** GIVEN PROBLEM **
Extract every line that contains the string "size".

** SOURCE EXCERPT **
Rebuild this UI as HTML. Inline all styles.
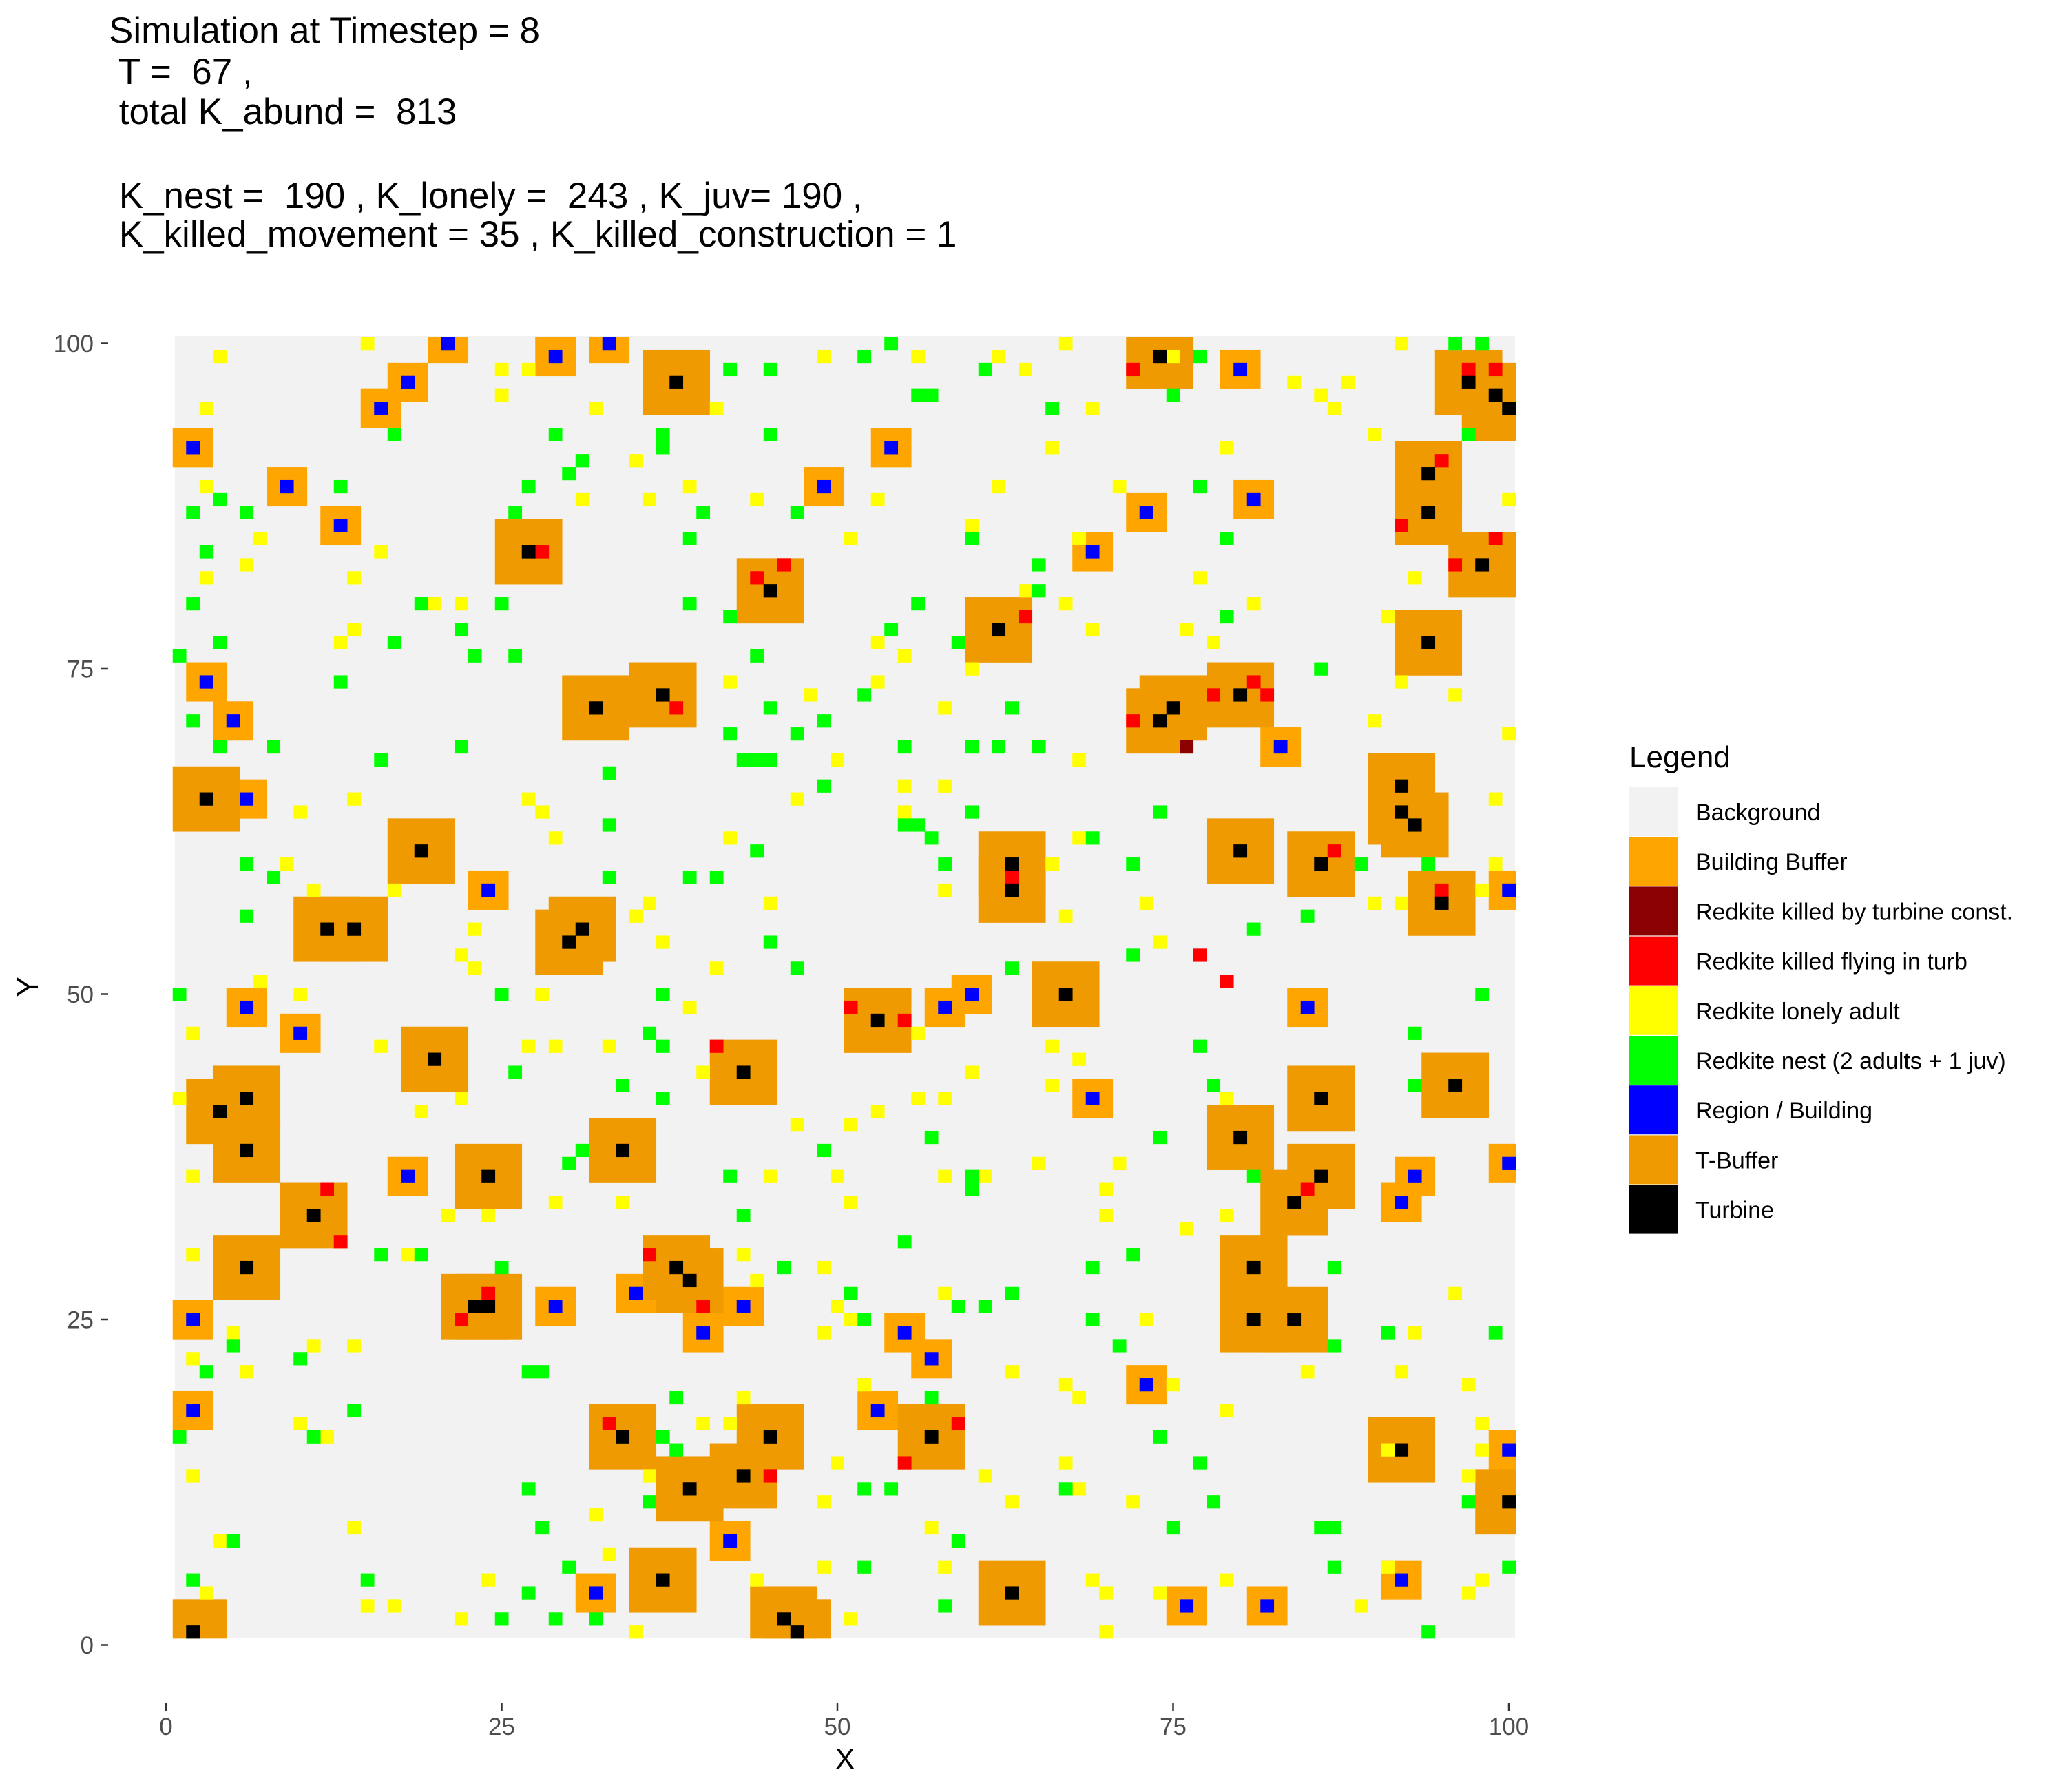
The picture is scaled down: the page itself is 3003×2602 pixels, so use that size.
<!DOCTYPE html>
<html><head><meta charset="utf-8">
<style>
html,body{margin:0;padding:0;background:#fff;}
svg{display:block;font-family:"Liberation Sans",Arial,sans-serif;}
#title text{white-space:pre;}
</style></head>
<body>
<svg id="chart" width="3003" height="2602" viewBox="0 0 3003 2602" xmlns="http://www.w3.org/2000/svg">
<rect width="3003" height="2602" fill="#ffffff"/>
<g id="title" font-size="53" fill="#000" xml:space="preserve">
<text x="158" y="62">Simulation at Timestep = 8</text>
<text x="158" y="122"> T =  67 ,</text>
<text x="158" y="180"> total K_abund =  813</text>
<text x="158" y="302"> K_nest =  190 , K_lonely =  243 , K_juv= 190 ,</text>
<text x="158" y="358"> K_killed_movement = 35 , K_killed_construction = 1</text>
</g>
<rect x="254" y="488" width="1946" height="1891" fill="#f2f2f2"/>
<g id="cells"></g>
<g id="axes"></g>
<text x="1227" y="2569" font-size="44" text-anchor="middle" fill="#000">X</text>
<text transform="translate(55,1433) rotate(-90)" font-size="44" text-anchor="middle" fill="#000">Y</text>
<g id="legend">
<text x="2366" y="1114" font-size="44" fill="#000">Legend</text>
</g>
</svg>
<script>
const turbineX=[38,74,97,99,100,94,94,98,27,45,62,94,32,37,74,75,80,3,92,92,93,19,63,63,80,86,12,14,31,30,95,67,53,20,43,6,4,86,96,80,6,34,24,86,84,11,6,38,39,81,23,24,81,84,34,45,57,92,39,43,100,37,63,2,46,47];
const turbineY=[97,99,97,96,95,90,87,83,84,81,78,77,72,73,71,72,73,65,66,64,63,61,60,58,61,60,55,55,55,54,57,50,48,45,44,42,41,42,43,39,38,38,36,36,34,33,29,29,28,29,26,26,25,25,16,16,16,15,12,13,11,5,4,1,2,1];
const buildingX=[21,29,33,18,16,2,54,80,9,49,13,81,73,69,3,5,83,6,24,100,6,10,60,58,85,69,18,93,92,100,2,29,35,43,40,55,57,73,2,53,100,42,92,32,76,82];
const buildingY=[100,99,100,97,95,92,92,98,89,89,86,88,87,84,74,71,69,65,58,58,49,47,50,49,49,42,36,36,34,37,25,26,27,26,24,24,22,20,18,18,15,8,5,4,3,3];
const nestX=[17,37,37,42,45,52,54,56,57,61,66,75,77,96,98,97,45,29,31,30,27,26,40,39,47,2,4,6,3,13,2,19,25,39,42,56,59,65,65,60,77,79,79,1,4,13,17,22,23,26,44,54,52,45,42,47,49,43,44,45,55,60,62,65,63,69,74,2,4,8,22,16,33,6,8,6,33,33,39,41,44,49,55,56,57,58,60,72,89,94,81,85,86,72,45,47,63,1,25,37,36,37,26,34,37,49,30,31,42,57,60,60,74,78,77,93,98,93,81,87,55,43,16,19,25,46,51,52,59,61,63,69,72,69,71,87,91,99,5,10,3,27,28,14,11,1,38,37,38,57,52,54,67,74,77,78,75,86,87,87,97,100,94,59,58,52,30,27,29,25,32,15,2,5,28,27,36];
const nestY=[93,93,92,98,98,99,100,96,96,98,95,96,99,100,100,93,93,93,91,90,89,87,87,85,87,87,88,87,84,89,80,80,80,80,79,80,77,81,83,85,89,85,79,76,77,74,77,78,76,76,76,78,73,72,70,70,71,68,68,68,69,69,69,69,72,62,64,71,69,69,69,68,67,60,59,56,63,59,59,59,61,66,63,63,62,60,64,60,60,60,55,56,75,53,54,52,52,50,50,50,47,46,44,43,42,38,37,38,36,39,36,35,39,43,46,47,50,43,36,29,31,33,30,30,29,29,27,25,26,26,27,29,30,25,23,23,24,24,23,22,21,21,21,18,16,16,19,16,15,19,12,12,12,16,14,11,9,9,9,6,11,6,1,8,3,6,6,4,2,2,2,5,5,8,9,12,11];
const lonelyX=[15,4,3,25,27,25,32,41,49,56,62,64,67,69,75,84,86,87,88,90,92,3,3,7,6,14,16,14,13,20,22,35,36,39,31,44,51,53,62,60,66,68,71,79,77,81,91,93,100,92,96,100,90,99,99,98,92,90,78,76,69,67,60,64,58,53,55,53,48,42,50,47,55,58,55,58,66,68,68,67,73,74,14,10,9,11,17,27,28,29,36,35,37,42,45,23,22,23,28,10,7,2,16,27,29,33,39,41,40,47,51,53,56,58,60,66,68,66,56,1,2,19,22,21,24,29,34,45,50,51,58,61,65,71,70,70,76,79,79,2,18,43,44,49,58,50,51,49,73,96,93,92,97,98,98,97,85,91,79,75,67,68,63,52,43,40,42,2,5,6,11,14,10,12,2,14,4,3,15,17,22,24,32,36,33,35,44,49,50,49,51,58,57,61,63,67,68,72,69,70,70,74,79,89,91,97,98];
const lonelyY=[100,99,95,98,98,96,95,95,99,99,99,98,100,95,99,97,96,95,97,93,100,89,82,85,83,82,84,78,77,80,80,91,88,89,88,88,85,88,89,86,92,85,89,92,82,80,79,82,88,74,73,70,71,65,60,58,57,57,77,78,78,80,75,81,72,74,76,77,73,74,68,65,66,66,64,58,60,62,68,56,57,54,65,64,60,58,58,65,64,62,57,56,54,62,57,55,53,52,50,50,51,47,46,46,46,46,49,52,44,40,40,41,42,42,44,43,45,46,47,42,36,41,42,33,33,34,34,36,36,34,36,36,37,37,35,33,32,33,42,30,30,30,28,29,27,26,25,24,25,27,24,21,20,17,15,13,21,15,18,20,20,19,21,20,19,17,17,22,24,21,23,23,17,16,13,9,8,4,3,3,2,5,10,13,7,1,5,11,14,6,2,6,9,13,11,14,12,11,5,1,4,4,5,3,6,4,5];
const killedFlyX=[72,97,99,95,92,99,96,28,44,46,64,38,72,78,81,82,87,63,95,77,79,51,55,41,12,85,13,36,24,22,40,33,59,45,55];
const killedFlyY=[98,98,98,91,86,85,83,84,82,83,79,72,71,73,74,73,61,59,58,53,51,49,48,46,35,35,31,30,27,25,26,17,17,13,14];
const killedConstX=[76];
const killedConstY=[69];
const legendLabels=["Background","Building Buffer","Redkite killed by turbine const.","Redkite killed flying in turb","Redkite lonely adult","Redkite nest (2 adults + 1 juv)","Region / Building","T-Buffer","Turbine"];
const legendColors=["#f2f2f2","#ffa500","#8b0000","#ff0000","#ffff00","#00ff00","#0000ff","#ee9a00","#000000"];
const xTicks=[0,25,50,75,100];
const yTicks=[0,25,50,75,100];

const NS="http://www.w3.org/2000/svg";
const X0=241, CW=19.5, Y0=2388.5, CH=18.9;
function sx(v){return X0+v*CW;}
function sy(v){return Y0-v*CH;}
const cells=document.getElementById('cells');
function cellRect(x0,x1,y0,y1,color,name){
  x0=Math.max(x0,1);x1=Math.min(x1,100);y0=Math.max(y0,1);y1=Math.min(y1,100);
  if(x1<x0||y1<y0)return;
  const r=document.createElementNS(NS,'rect');
  r.setAttribute('x',sx(x0-0.5));r.setAttribute('y',sy(y1+0.5));
  r.setAttribute('width',(x1-x0+1)*CW+0.3);r.setAttribute('height',(y1-y0+1)*CH+0.3);
  r.setAttribute('fill',color);
  
  
  cells.appendChild(r);
}
for(let i=0;i<buildingX.length;i++)cellRect(buildingX[i]-1,buildingX[i]+1,buildingY[i]-1,buildingY[i]+1,'#ffa500','building-buffer');
for(let i=0;i<turbineX.length;i++)cellRect(turbineX[i]-2,turbineX[i]+2,turbineY[i]-2,turbineY[i]+2,'#ee9a00','turbine-buffer');
for(let i=0;i<lonelyX.length;i++)cellRect(lonelyX[i],lonelyX[i],lonelyY[i],lonelyY[i],'#ffff00','lonely-adult-cell');
for(let i=0;i<nestX.length;i++)cellRect(nestX[i],nestX[i],nestY[i],nestY[i],'#00ff00','nest-cell');
for(let i=0;i<killedFlyX.length;i++)cellRect(killedFlyX[i],killedFlyX[i],killedFlyY[i],killedFlyY[i],'#ff0000','killed-flying-cell');
for(let i=0;i<killedConstX.length;i++)cellRect(killedConstX[i],killedConstX[i],killedConstY[i],killedConstY[i],'#8b0000','killed-construction-cell');
for(let i=0;i<buildingX.length;i++)cellRect(buildingX[i],buildingX[i],buildingY[i],buildingY[i],'#0000ff','building-cell');
for(let i=0;i<turbineX.length;i++)cellRect(turbineX[i],turbineX[i],turbineY[i],turbineY[i],'#000000','turbine-cell');

const axes=document.getElementById('axes');
xTicks.forEach(t=>{
  const l=document.createElementNS(NS,'line');
  l.setAttribute('x1',sx(t));l.setAttribute('x2',sx(t));l.setAttribute('y1',2473);l.setAttribute('y2',2484);
  l.setAttribute('stroke','#333');l.setAttribute('stroke-width','2.5');
  
  
  axes.appendChild(l);
  const tx=document.createElementNS(NS,'text');
  tx.setAttribute('x',sx(t));tx.setAttribute('y',2519);tx.setAttribute('font-size','35');
  tx.setAttribute('text-anchor','middle');tx.setAttribute('fill','#4d4d4d');
  
  
  tx.textContent=t;axes.appendChild(tx);
});
yTicks.forEach(t=>{
  const l=document.createElementNS(NS,'line');
  l.setAttribute('x1',146);l.setAttribute('x2',157);l.setAttribute('y1',sy(t));l.setAttribute('y2',sy(t));
  l.setAttribute('stroke','#333');l.setAttribute('stroke-width','2.5');
  
  
  axes.appendChild(l);
  const tx=document.createElementNS(NS,'text');
  tx.setAttribute('x',136);tx.setAttribute('y',sy(t)+12.5);tx.setAttribute('font-size','35');
  tx.setAttribute('text-anchor','end');tx.setAttribute('fill','#4d4d4d');
  
  
  tx.textContent=t;axes.appendChild(tx);
});

const legend=document.getElementById('legend');
legendLabels.forEach((lab,i)=>{
  const y=1143+i*72.2;
  const r=document.createElementNS(NS,'rect');
  r.setAttribute('x',2366);r.setAttribute('y',y);r.setAttribute('width',71);r.setAttribute('height',71);
  r.setAttribute('fill',legendColors[i]);
  
  
  legend.appendChild(r);
  const tx=document.createElementNS(NS,'text');
  tx.setAttribute('x',2462);tx.setAttribute('y',y+48);tx.setAttribute('font-size','34');tx.setAttribute('fill','#000');
  
  
  tx.textContent=lab;legend.appendChild(tx);
});
</script>
</body></html>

** TASK ANSWER **
The picture is scaled down: the page itself is 3003×2602 pixels, so use that size.
<g id="title" font-size="53" fill="#000" xml:space="preserve">
<text x="1227" y="2569" font-size="44" text-anchor="middle" fill="#000">X</text>
<text transform="translate(55,1433) rotate(-90)" font-size="44" text-anchor="middle" fill="#000">Y</text>
<text x="2366" y="1114" font-size="44" fill="#000">Legend</text>
  tx.setAttribute('x',sx(t));tx.setAttribute('y',2519);tx.setAttribute('font-size','35');
  tx.setAttribute('x',136);tx.setAttribute('y',sy(t)+12.5);tx.setAttribute('font-size','35');
  tx.setAttribute('x',2462);tx.setAttribute('y',y+48);tx.setAttribute('font-size','34');tx.setAttribute('fill','#000');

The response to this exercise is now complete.